Dates to note in the Guardian Review literary calendar this month were:
5th Women’s prize for fiction winner announced.
23rd Bicentenary of publication of Washington Irving’s ‘The Sketch Book,’ including “Rip Van Winkle”.
This month I chose the bicentenary to write about safe in the knowledge that every woman and her dog with interest in the literary world will have an opinion on the women’s prize for fiction winner. I was unsure whether the anniversary of a book by a long gone Irving might have had similar interest but thought it likely not.
Most of us have heard of Rip Van Winkle but a quick vox pop of friends evidences that very few had much of an idea of the story other than it is about someone who falls asleep for a long period.
The story, inspired by folklore (there are many very similar variables of this story across Europe), is, in fact, charming, humorous and beautifully written and as so many enduring stories are, is an apologue of sorts. The story said to be about the demands of the British Empire (represented by the nagging wife) upon the USA (represented by Rip Van Winkle), is set in New York’s Catskill Mountains. Rip, escaping the nagging of his wife, wanders into the woods with his dog where helps a peculiar man carry a barrel. They meet up with another group of odd beings who seem to know Rip. He drinks with the group and falls asleep. When he wakes his dog is gone, his gun has rusted, he has a long beard and everything is different. He recognises no-one in his village and discovers that the American revolution has happened. He finds most of his friends gone, lost to the war, his wife long dead and his son a grown man. He is told he was missing for twenty years and that he was likely to have been partying with ghosts in the woods.

Irving, born of British parents but settled in New York City (1783-1859) began his writing career by letters and commentaries to newspapers and literary magazines. After his grand tour of Europe, he returned to the States and studied law but increasingly became involved in writing and publishing through which his reputation grew.
(Portrail of Washington Irving by John Wesley)

The story ‘Rip Van Winkle’ appeared first in Irving’s ‘The Sketch Book’, in 1819 to great acclaim and the subsequent instalments of volumes from the series equally so. Following their great success, Irving travelled Europe and published more work which was also moderately well received. Following his successful writing career Irving was appointed as a Minister to Spain, work he did not especially enjoy, before returning to the States where he died aged 76.
The bicentenary has not caused the bedecking by bunting and launching of fireworks in many places though the town of Sleepy Hollow in Winchester County, USA, is hosting a series of celebratory literary and arts-based events and Tarrytown where Irving lived are also hosting activities and local tours.

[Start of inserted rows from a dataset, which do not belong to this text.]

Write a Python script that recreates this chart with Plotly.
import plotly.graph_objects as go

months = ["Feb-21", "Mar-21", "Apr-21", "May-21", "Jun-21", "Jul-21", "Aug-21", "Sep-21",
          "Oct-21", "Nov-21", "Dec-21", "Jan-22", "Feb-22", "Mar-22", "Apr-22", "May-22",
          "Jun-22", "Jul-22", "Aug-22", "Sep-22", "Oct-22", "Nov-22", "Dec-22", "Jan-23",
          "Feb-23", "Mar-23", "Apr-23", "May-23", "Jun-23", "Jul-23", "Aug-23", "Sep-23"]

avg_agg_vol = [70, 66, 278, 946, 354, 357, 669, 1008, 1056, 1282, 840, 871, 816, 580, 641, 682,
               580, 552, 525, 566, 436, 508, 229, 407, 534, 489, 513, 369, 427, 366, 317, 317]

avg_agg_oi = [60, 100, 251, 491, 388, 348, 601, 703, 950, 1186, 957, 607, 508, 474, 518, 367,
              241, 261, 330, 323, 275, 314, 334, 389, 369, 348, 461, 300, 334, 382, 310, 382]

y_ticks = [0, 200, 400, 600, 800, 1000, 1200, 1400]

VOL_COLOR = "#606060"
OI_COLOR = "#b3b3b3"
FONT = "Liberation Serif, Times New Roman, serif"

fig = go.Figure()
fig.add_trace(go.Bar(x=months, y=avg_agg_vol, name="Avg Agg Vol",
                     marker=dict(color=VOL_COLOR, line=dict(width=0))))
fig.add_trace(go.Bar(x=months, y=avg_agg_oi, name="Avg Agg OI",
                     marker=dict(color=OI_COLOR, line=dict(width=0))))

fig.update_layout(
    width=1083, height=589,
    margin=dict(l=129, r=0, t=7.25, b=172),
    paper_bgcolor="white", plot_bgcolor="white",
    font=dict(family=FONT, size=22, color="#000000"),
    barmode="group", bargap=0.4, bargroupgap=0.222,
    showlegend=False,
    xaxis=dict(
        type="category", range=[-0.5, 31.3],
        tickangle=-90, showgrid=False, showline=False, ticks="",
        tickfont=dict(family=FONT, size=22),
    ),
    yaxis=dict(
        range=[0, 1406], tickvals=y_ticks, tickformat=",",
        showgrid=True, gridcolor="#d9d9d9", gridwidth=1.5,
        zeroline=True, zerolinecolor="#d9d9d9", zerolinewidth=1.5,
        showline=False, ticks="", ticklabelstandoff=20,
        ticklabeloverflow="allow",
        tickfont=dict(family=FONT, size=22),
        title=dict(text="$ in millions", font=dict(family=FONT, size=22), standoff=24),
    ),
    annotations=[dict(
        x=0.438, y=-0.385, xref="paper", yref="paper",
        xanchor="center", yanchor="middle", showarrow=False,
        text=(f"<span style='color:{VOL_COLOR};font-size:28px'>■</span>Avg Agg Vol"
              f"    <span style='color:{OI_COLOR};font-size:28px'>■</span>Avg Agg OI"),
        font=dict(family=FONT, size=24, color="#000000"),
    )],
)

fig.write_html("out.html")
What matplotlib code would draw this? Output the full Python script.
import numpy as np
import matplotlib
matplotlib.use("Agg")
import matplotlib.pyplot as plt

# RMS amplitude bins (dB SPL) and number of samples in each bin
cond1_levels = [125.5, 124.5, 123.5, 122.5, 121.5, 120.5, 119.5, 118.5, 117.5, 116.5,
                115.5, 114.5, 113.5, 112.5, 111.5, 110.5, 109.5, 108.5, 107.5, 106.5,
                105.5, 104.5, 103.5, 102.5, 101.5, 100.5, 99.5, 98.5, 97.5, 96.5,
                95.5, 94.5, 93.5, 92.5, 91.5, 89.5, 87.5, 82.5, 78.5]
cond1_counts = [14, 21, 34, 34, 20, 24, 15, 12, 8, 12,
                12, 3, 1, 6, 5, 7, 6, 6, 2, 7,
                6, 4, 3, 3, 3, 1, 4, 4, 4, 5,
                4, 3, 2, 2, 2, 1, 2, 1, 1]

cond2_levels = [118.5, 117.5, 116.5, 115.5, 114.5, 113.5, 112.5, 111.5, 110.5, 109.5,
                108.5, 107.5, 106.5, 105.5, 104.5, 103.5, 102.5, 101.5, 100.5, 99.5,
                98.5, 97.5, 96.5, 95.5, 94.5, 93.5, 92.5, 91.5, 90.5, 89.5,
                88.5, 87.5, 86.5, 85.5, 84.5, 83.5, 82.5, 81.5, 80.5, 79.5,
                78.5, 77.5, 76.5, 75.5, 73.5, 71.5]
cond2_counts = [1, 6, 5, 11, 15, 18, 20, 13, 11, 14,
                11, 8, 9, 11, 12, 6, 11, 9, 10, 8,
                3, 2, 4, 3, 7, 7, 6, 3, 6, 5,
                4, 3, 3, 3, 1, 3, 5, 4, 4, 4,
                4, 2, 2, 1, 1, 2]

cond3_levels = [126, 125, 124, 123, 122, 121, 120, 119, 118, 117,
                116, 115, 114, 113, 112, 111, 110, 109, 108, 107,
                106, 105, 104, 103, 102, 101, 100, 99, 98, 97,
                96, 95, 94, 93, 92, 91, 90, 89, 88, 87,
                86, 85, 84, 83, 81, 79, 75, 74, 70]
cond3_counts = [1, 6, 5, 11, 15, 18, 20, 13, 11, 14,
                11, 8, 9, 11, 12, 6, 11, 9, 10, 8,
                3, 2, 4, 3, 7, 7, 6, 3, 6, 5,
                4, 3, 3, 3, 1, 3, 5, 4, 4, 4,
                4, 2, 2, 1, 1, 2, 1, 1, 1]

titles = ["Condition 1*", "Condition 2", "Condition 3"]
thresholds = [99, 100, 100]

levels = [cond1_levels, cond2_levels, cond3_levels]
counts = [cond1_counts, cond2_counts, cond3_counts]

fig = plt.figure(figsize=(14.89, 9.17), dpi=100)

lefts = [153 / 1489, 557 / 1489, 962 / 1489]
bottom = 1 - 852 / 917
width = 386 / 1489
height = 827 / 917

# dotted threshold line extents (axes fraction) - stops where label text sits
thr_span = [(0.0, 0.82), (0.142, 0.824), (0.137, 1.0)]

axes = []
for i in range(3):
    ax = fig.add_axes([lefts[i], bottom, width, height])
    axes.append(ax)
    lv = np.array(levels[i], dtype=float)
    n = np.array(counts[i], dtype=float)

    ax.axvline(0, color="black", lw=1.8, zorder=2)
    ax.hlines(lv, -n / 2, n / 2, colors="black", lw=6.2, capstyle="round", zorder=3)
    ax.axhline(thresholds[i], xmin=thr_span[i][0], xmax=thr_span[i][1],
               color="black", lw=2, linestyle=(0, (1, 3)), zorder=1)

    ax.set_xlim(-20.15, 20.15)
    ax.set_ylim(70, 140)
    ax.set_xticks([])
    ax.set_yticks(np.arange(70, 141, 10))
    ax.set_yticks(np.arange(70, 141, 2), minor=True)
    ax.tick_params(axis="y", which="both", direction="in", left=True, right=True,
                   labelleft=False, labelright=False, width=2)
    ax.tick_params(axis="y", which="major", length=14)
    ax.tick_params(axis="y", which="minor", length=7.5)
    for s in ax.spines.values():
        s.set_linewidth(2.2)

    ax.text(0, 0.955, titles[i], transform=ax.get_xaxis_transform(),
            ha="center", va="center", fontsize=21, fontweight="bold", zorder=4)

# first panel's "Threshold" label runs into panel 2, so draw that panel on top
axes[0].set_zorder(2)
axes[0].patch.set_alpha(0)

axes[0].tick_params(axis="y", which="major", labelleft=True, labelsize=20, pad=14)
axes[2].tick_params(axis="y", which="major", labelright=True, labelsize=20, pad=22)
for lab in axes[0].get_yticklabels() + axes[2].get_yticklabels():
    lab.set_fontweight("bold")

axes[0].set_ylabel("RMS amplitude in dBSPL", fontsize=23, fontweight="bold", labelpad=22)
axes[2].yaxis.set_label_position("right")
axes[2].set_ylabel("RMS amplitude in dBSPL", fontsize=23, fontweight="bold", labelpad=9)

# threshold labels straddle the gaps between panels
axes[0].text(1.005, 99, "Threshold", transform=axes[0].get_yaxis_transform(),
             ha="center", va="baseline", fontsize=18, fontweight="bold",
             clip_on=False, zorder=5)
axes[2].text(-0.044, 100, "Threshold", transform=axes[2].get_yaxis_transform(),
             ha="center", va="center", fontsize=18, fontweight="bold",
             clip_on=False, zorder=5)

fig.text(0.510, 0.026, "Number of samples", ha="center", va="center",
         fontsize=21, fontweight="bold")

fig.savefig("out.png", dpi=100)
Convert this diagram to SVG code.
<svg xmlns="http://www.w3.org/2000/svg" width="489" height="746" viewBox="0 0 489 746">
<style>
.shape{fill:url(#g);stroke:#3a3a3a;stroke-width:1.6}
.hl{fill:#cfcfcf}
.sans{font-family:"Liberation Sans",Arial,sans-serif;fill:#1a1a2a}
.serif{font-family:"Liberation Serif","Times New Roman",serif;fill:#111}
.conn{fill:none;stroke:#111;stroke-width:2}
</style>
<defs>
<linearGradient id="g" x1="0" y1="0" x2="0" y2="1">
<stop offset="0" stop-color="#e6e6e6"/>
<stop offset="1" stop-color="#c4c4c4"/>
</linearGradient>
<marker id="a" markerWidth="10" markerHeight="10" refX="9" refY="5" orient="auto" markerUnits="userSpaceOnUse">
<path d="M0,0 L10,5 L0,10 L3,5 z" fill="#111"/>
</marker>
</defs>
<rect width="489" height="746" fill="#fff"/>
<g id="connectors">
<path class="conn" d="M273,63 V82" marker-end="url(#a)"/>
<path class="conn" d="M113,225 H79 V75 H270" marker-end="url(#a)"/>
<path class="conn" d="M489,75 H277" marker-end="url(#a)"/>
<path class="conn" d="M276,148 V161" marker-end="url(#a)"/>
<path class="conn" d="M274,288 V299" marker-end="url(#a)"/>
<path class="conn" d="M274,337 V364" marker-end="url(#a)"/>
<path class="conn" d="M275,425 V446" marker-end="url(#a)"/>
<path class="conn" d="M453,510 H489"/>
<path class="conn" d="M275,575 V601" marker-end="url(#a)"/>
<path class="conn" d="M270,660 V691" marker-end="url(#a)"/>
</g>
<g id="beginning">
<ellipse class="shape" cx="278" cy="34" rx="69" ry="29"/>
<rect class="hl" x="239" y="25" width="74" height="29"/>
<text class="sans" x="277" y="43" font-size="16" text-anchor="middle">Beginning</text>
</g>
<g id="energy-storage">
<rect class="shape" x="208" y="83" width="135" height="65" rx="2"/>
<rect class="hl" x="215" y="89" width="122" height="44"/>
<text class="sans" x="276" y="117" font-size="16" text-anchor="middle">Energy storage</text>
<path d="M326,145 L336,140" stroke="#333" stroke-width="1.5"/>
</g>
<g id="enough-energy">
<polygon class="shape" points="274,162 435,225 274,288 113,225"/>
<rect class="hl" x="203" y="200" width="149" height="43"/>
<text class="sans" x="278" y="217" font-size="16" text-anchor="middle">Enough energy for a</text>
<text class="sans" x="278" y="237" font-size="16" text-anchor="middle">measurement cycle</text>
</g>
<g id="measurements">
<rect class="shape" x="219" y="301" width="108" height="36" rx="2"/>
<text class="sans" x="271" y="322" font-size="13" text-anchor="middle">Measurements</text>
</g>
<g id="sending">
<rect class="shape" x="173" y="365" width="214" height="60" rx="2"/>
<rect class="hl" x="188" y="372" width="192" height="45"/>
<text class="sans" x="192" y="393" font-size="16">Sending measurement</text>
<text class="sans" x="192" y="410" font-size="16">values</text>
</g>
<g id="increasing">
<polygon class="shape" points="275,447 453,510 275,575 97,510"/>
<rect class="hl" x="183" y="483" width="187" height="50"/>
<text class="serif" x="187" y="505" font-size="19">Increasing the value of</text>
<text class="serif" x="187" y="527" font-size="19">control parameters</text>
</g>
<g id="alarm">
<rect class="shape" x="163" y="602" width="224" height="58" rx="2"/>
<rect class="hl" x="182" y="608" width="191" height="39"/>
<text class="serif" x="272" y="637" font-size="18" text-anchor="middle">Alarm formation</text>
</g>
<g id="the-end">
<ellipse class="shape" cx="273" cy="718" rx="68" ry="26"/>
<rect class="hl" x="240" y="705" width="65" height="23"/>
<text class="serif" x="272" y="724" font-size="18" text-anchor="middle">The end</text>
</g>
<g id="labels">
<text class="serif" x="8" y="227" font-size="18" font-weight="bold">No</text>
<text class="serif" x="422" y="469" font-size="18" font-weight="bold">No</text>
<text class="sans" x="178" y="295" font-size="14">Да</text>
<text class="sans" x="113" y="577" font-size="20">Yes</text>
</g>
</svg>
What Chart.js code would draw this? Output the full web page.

The bicentenary is indeed a date worth celebrating. Rip Van Winkle is an enduring story which has been adapted for theatre and film, television, animated films and cartoons several times. The story has influenced comics and music and paintings. Bing Crosby and Al Jolson can be found on YouTube singling ‘who pays the rent for Mrs Rip Van Winkle’. The Rip Van Winkle Bridge spans the Hudson River, near Catskill where the story is set. There is even a Rip Van Winkle Bourbon whiskey. It seems to me there is a lot worth celebrating. (Photograph by Anthony-22, 2017).
My personal favorite inspired work though is a poem by Carol Ann Duffy.
Mrs Rip Van Winkle
I sank like a stone
into the still, deep waters of late middle age,
aching from head to foot
I took up food
and gave up exercise.
It did me good.
And while he slept
I found some hobbies for myself.
Painting. Seeing the sights I’d always dreamed about:
The Leaning Tower.
The Pyramids. The Taj Mahal.
I made a little watercolour of them all.
But what was best,
what hands-down beat the rest,
was saying a none-too-fond farewell to sex.
Until the day
I came home with this pastel of Niagara
and he was sitting up in bed rattling Viagra.